Active from 1978 to 1991, Cole was marketed as a "free-spirited surfer" with signature curly blonde hair and a lean-muscled physique. He worked for major studios including Falcon Studios, Catalina Video, and California Choice. His filmography includes over 30 titles, many of which were posthumous compilations and "anniversary" editions of his early 1980s work.

=== 1986 City Council Campaign ===
In 1986, Cole ran for a seat on the West Hollywood City Council. Living at the time with his mentor and friend Richie Silverman, Cole ran an open campaign. When questioned about his past, he famously admitted to his work in adult films, stating, "Maybe some of them were X-rated. Anyway, I'm not making them anymore". Despite the publicity, his bid was unsuccessful.

== Personal life ==
In the early 1980s, Cole lived in Los Angeles and was involved with Richard Moore. During this period, he worked as a property manager for Harry Weiss and was a frequent guest at Weiss's compound in Palm Springs.

Later in the decade, Cole struggled with substance abuse. He was aided in his recovery by Richie Silverman, who provided him with housing and stability during his political run and his subsequent health decline.

== Death and controversy ==
Cole died of AIDS-related complications on May 10, 1991, at a hospice in West Hollywood. He was 32 years old.

=== Burial dispute ===
Following his death, the U.S. Marine Corps initially agreed to provide him with a military burial. However, according to family accounts, the military rescinded the offer after learning of his sexual orientation and his career in the adult industry. As a result, Cole was buried in an unmarked grave in Oceanside, California.
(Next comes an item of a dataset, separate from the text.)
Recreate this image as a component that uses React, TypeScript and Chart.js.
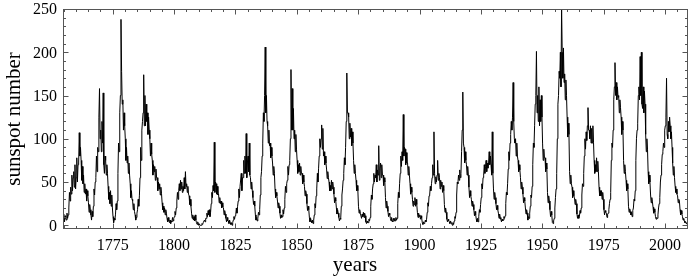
import { useEffect, useRef } from "react";
import { Chart, registerables } from "chart.js";

Chart.register(...registerables);

// Sunspot number, four readings per year, starting in 1755
const startYear = 1755;
const readingsPerYear = 4;

const spots1755s = [13,4,11,8, 6,14,8,12, 20,38,28,44, 36,58,40,55, 62,44,70,42];
const spots1760s = [55,78,50,70, 72,107,80,90, 75,52,68,48, 58,38,48,36, 42,28,40,34, 26,15,24,18, 12,6,16,10, 22,42,35,50, 55,80,62,90, 85,125,158,100];
const spots1770s = [110,85,120,95, 153,70,60,80, 75,58,70,60, 45,30,38,25, 40,22,35,20, 10,3,8,6, 12,25,18,28, 60,95,85,130, 150,238,178,140, 145,110,130,115];
const spots1780s = [100,75,90,72, 80,60,72,58, 48,32,40,30, 28,18,25,16, 12,6,9,14, 18,30,22,34, 55,90,75,110, 120,130,174,115, 150,115,140,120, 130,105,125,110];
const spots1790s = [100,80,95,82, 75,58,70,62, 68,52,65,55, 55,40,50,42, 48,35,44,37, 26,18,22,15, 20,12,18,14, 8,4,9,5, 3,6,2,5, 4,9,5,8];
const spots1800s = [10,16,12,20, 28,38,30,40, 48,40,52,42, 50,38,45,40, 55,42,62,45, 48,38,45,36, 34,24,30,22, 14,8,12,6, 10,5,12,6, 3,1,4,2];
const spots1810s = [0,1,0,0, 0,2,1,3, 3,6,4,8, 8,14,10,17, 12,18,10,15, 25,38,32,46, 40,96,38,50, 48,36,45,35, 36,26,32,25, 28,20,26,21];
const spots1820s = [20,12,17,13, 8,4,9,5, 5,2,6,3, 1,3,0,3, 6,10,7,11, 12,20,14,22, 28,42,32,45, 45,60,40,55, 55,75,60,80, 60,106,55,72];
const spots1830s = [80,62,95,58, 55,42,50,40, 32,24,28,22, 12,6,9,5, 8,15,12,18, 35,55,62,80, 95,130,120,150, 206,130,150,120, 115,95,110,92, 95,78,90,80];
const spots1840s = [72,58,68,60, 42,32,38,34, 28,20,26,22, 14,8,12,9, 10,18,13,20, 30,45,38,48, 52,68,58,70, 75,100,180,110, 158,110,135,100, 110,85,105,88];
const spots1850s = [75,60,70,62, 72,58,68,60, 60,48,58,50, 45,34,40,36, 25,17,22,18, 9,4,8,5, 3,6,2,6, 12,25,20,34, 42,60,50,66, 80,100,90,100];
const spots1860s = [116,88,112,80, 85,70,80,72, 65,54,62,55, 50,40,46,40, 52,42,50,44, 36,26,32,28, 20,13,18,14, 9,5,8,7, 22,35,42,52, 60,78,70,90];
const spots1870s = [120,176,130,130, 125,100,118,102, 112,92,108,95, 75,60,70,60, 52,40,46,40, 22,14,18,14, 14,8,13,10, 15,9,14,11, 4,2,5,3, 3,7,5,9];
const spots1880s = [22,35,30,42, 48,60,50,58, 55,70,50,64, 58,92,52,66, 72,55,70,58, 58,46,55,50, 32,20,28,22, 16,10,14,12, 8,5,9,5, 4,8,5,8];
const spots1890s = [5,9,6,8, 25,38,32,48, 60,80,68,85, 75,128,80,90, 88,70,84,72, 72,58,68,58, 48,36,44,38, 30,22,28,24, 32,22,30,24, 15,9,14,10];
const spots1900s = [12,7,11,8, 3,1,4,2, 3,6,4,7, 15,26,22,34, 35,45,40,48, 55,70,58,108, 60,48,56,50, 58,75,52,60, 55,42,52,45, 50,38,46,40];
const spots1910s = [24,15,20,15, 7,4,7,5, 4,2,5,3, 2,0,3,1, 5,10,8,15, 35,50,48,58, 52,64,55,60, 85,110,154,95, 90,72,85,75, 70,58,68,58];
const spots1920s = [44,32,40,34, 30,22,28,24, 18,11,16,12, 7,4,8,4, 10,18,15,24, 32,48,42,55, 58,70,60,68, 75,62,72,66, 72,85,70,80, 70,58,108,60];
const spots1930s = [42,30,38,32, 25,18,23,18, 14,8,13,9, 7,4,7,5, 6,10,8,11, 25,38,35,48, 65,85,75,95, 105,120,110,125, 165,120,100,95, 100,80,95,80];
const spots1940s = [75,62,70,64, 55,42,50,44, 36,26,32,28, 20,13,18,14, 6,10,8,14, 22,35,32,45, 70,95,90,115, 140,150,201,130, 150,120,160,115, 145,120,150,125];
const spots1950s = [95,75,88,78, 78,62,72,65, 38,26,34,28, 18,10,16,12, 3,2,5,8, 20,32,42,60, 100,140,150,178, 170,200,160,253, 200,170,205,165, 175,145,168,150];
const spots1960s = [125,102,118,105, 62,48,58,48, 44,32,40,34, 32,24,30,25, 13,8,12,8, 10,17,14,20, 35,48,45,60, 80,100,88,108, 98,115,136,110, 110,100,115,95];
const spots1970s = [112,95,115,96, 75,60,70,62, 78,62,74,62, 44,34,40,34, 40,30,38,30, 18,12,17,15, 14,9,13,14, 18,25,30,38, 75,95,90,110, 145,160,188,150];
const spots1980s = [165,145,160,148, 150,130,145,136, 125,105,120,110, 75,60,70,62, 52,40,48,42, 22,15,19,16, 12,15,10,17, 20,30,28,40, 75,100,110,118, 150,160,145,195];
const spots1990s = [150,200,140,135, 160,130,155,140, 105,85,100,88, 62,48,58,50, 35,26,32,27, 21,14,19,15, 10,7,9,8, 12,20,25,32, 50,58,70,82, 85,95,90,110];
const spots2000s = [115,125,170,105, 100,120,108,125, 115,100,108,90, 72,58,68,55, 45,38,42,36, 34,26,30,28, 18,12,17,13, 10,6,8,5, 3,4,2,3, 1,2];

const xTickLabels = [1775, 1800, 1825, 1850, 1875, 1900, 1925, 1950, 1975, 2000];
const yTickLabels = [0, 50, 100, 150, 200, 250];
const xTitle = "years";
const yTitle = "sunspot number";

const allSpots = [
  ...spots1755s, ...spots1760s, ...spots1770s, ...spots1780s, ...spots1790s,
  ...spots1800s, ...spots1810s, ...spots1820s, ...spots1830s, ...spots1840s,
  ...spots1850s, ...spots1860s, ...spots1870s, ...spots1880s, ...spots1890s,
  ...spots1900s, ...spots1910s, ...spots1920s, ...spots1930s, ...spots1940s,
  ...spots1950s, ...spots1960s, ...spots1970s, ...spots1980s, ...spots1990s,
  ...spots2000s,
];

const FONT = "'Liberation Serif', 'Times New Roman', serif";

const framePlugin = {
  id: "framePlugin",
  afterDraw(chart: any) {
    const { ctx, chartArea: a, scales } = chart;
    const xs = scales.x;
    const ys = scales.y;
    const L = Math.floor(a.left) + 0.5;
    const R = Math.floor(a.right) - 0.5;
    const T = Math.floor(a.top) + 0.5;
    const B = Math.floor(a.bottom) - 0.5;
    ctx.save();
    ctx.strokeStyle = "#555";
    ctx.lineWidth = 1;
    ctx.strokeRect(L, T, R - L, B - T);
    ctx.beginPath();
    for (let yr = 1755; yr <= 2005; yr += 5) {
      const px = Math.round(xs.getPixelForValue(yr)) + 0.5;
      if (px < L || px > R) continue;
      const len = yr % 25 === 0 ? 5 : 2.5;
      ctx.moveTo(px, B);
      ctx.lineTo(px, B - len);
      ctx.moveTo(px, T);
      ctx.lineTo(px, T + len);
    }
    for (let v = 0; v <= 250; v += 10) {
      const py = Math.round(ys.getPixelForValue(v)) + 0.5;
      if (py < T || py > B) continue;
      const len = v % 50 === 0 ? 5 : 2.5;
      ctx.moveTo(L, py);
      ctx.lineTo(L + len, py);
      ctx.moveTo(R, py);
      ctx.lineTo(R - len, py);
    }
    ctx.stroke();

    ctx.fillStyle = "#000";
    ctx.font = `16px ${FONT}`;
    ctx.textAlign = "center";
    ctx.textBaseline = "alphabetic";
    for (const t of xTickLabels) {
      ctx.fillText(String(t), xs.getPixelForValue(t), 249.5);
    }
    ctx.textAlign = "right";
    for (const t of yTickLabels) {
      ctx.fillText(String(t), 57, ys.getPixelForValue(t) + 5.3);
    }
    ctx.font = `21px ${FONT}`;
    ctx.textAlign = "center";
    ctx.fillText(xTitle, 355, 271);
    ctx.save();
    ctx.translate(20, (a.top + a.bottom) / 2);
    ctx.rotate(-Math.PI / 2);
    ctx.fillText(yTitle, 0, 0);
    ctx.restore();
    ctx.restore();
  },
};

export default function App() {
  const canvasRef = useRef<HTMLCanvasElement | null>(null);

  useEffect(() => {
    document.body.style.margin = "0";
    const canvas = canvasRef.current;
    if (!canvas) return;
    const points = allSpots.map((v, i) => ({
      x: startYear + (i + 0.5) / readingsPerYear,
      y: v,
    }));
    const chart = new Chart(canvas, {
      type: "line",
      data: {
        datasets: [
          {
            data: points,
            borderColor: "#000",
            borderWidth: 1,
            pointRadius: 0,
            tension: 0,
            fill: false,
          },
        ],
      },
      options: {
        animation: false,
        responsive: false,
        devicePixelRatio: 1,
        layout: { padding: { left: 63, top: 9, right: 2, bottom: 49 } },
        plugins: {
          legend: { display: false },
          tooltip: { enabled: false },
          title: { display: false },
        },
        scales: {
          x: { type: "linear", display: false, min: 1754.75, max: 2009.37 },
          y: { type: "linear", display: false, min: -4.3, max: 250 },
        },
      },
      plugins: [framePlugin],
    });
    return () => chart.destroy();
  }, []);

  return (
    <div style={{ width: 690, height: 278, background: "#fff" }}>
      <canvas ref={canvasRef} width={690} height={278} style={{ display: "block" }} />
    </div>
  );
}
His family, lacking the financial means at the time, was unable to purchase a headstone.

== Filmgraphy ==
=== Film ===

| Year | Title | Role | Notes |
|---|---|---|---|
| 1980 | The Big Surprise | Buster | Debut |
| 1982 | Buster Goes to Laguna | Buster |  |
| 1983 | Sailor in the Wild 1 | Surfer |  |
| 1984 | The Bigger the Better 1 | Blonde |  |
| 1984 | Buster: The Best Years | Buster |  |
| 1985 | Night Flight | Chris |  |
| 1986 | Hot Numbers 1, 2, & 4 | John |  |
| 1988 | Blue Vanities Tape 32 | Buster |  |
| 1989 | Sex in the Great Outdoors 1 | Buster |  |
| 1990 | For You 4: Signature Solo Series | Buster |  |
| 1993 | Bet Your Buns on It | Buster | Posthumous release |
| 2002 | Young Men of the 80's 2 | Buster | Posthumous release |
| 2008 | Buster Goes to Laguna: 25th Anniv. | Buster | Posthumous release |
| 2011 | Falcon 40th Anniversary | Buster | Posthumous release |
| 2021 | Falcon Icons: The 1980s | Buster | Posthumous release |

== Legacy ==
Cole is remembered as a quintessential "surfer" icon of 1980s gay media. His image continues to be used by studios like Falcon and Catalina in "Icon" and "Classic" collections. He was survived by his parents and his brother, Steven Cole. He is memorialized on The AIDS Memorial and in various archives documenting the history of West Hollywood's early political and social landscape.